Technology is being introduced in schools to help students communicate and work collaboratively. They’re also using this technology to demonstrate creative thinking and to develop innovative projects. These digital tools include:
- video conferencing,
- wireless communication,
- interactive tablet accessed curriculum,
- immediate test results with feedback to address gaps in knowledge,
- 3-D printers to encourage engineering and design, and
- digital tools to communicate and work collaboratively.
Innovative Design Solutions
While technology plays an important role in designing for the future of schools, there is also a realization that, in order to prepare individuals to deal with social and physical realities, opportunities must be found within the school environment to support vocational and social interaction.
We are seeing a re-emphasis on vocational teaching rooms, physical fitness and gathering spaces, within the school environment.
In many ways, the recently designed schools in Nunavut set new standards for schools across the country. They are designed to support youth in the development of scholastic, social and physical opportunities, while at the same time recognizing the cultural and environmental attributes that define the communities.
Design elements introduced into the Nunavut community include:
1. Introduction of gathering spaces called “Kiva”. Inuit society has historically shared knowledge through storytelling within communal spaces.

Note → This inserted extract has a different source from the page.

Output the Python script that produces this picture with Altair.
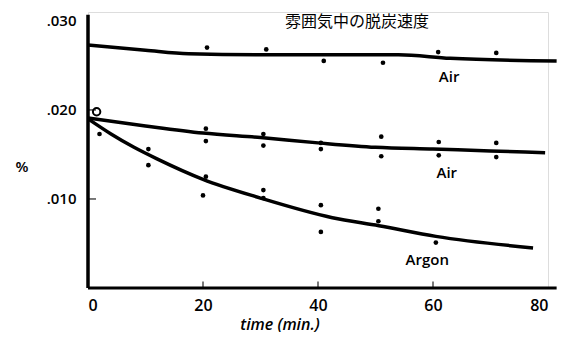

The Kiva spaces are well-lit open spaces, near the entrances of the schools. They invoke traditional spaces in which knowledge is shared and social connections are reinforced.
2. Connection to natural environments. The schools’ landscapes provide exterior classrooms for the very brief periods of time in which the outdoor environment permits. The landscape plan for the Arviat Middle School extends to the recently designed environmental reserve, primarily consisting of natural tundra, which now enters the school property and has become part of the learning experience.
3. Exposure to natural light. This is of fundamental importance to the Inuit way of life. Repulse Bay High School is located on the Arctic Circle, the point at which the sun disappears below the horizon for 24 hours. The design of the school responds to this opportunity by aligning one of its axes to be north/south. The southern façade includes for a delightful array of windows that open into the Kiva. The first appearance of the sun during the winter solstice will stream into the Kiva, and help celebrate the birth of another year.
4. Designs that are modified to follow topography. The design of the Repulse Bay High School adapts to the rocky and sloping grade by introducing a number of “plateaus” within the school. The floor of the Kiva descends to follow the topography. At the same time, the roof soars as the floor drops, helping to create a unique and responsive community gathering place.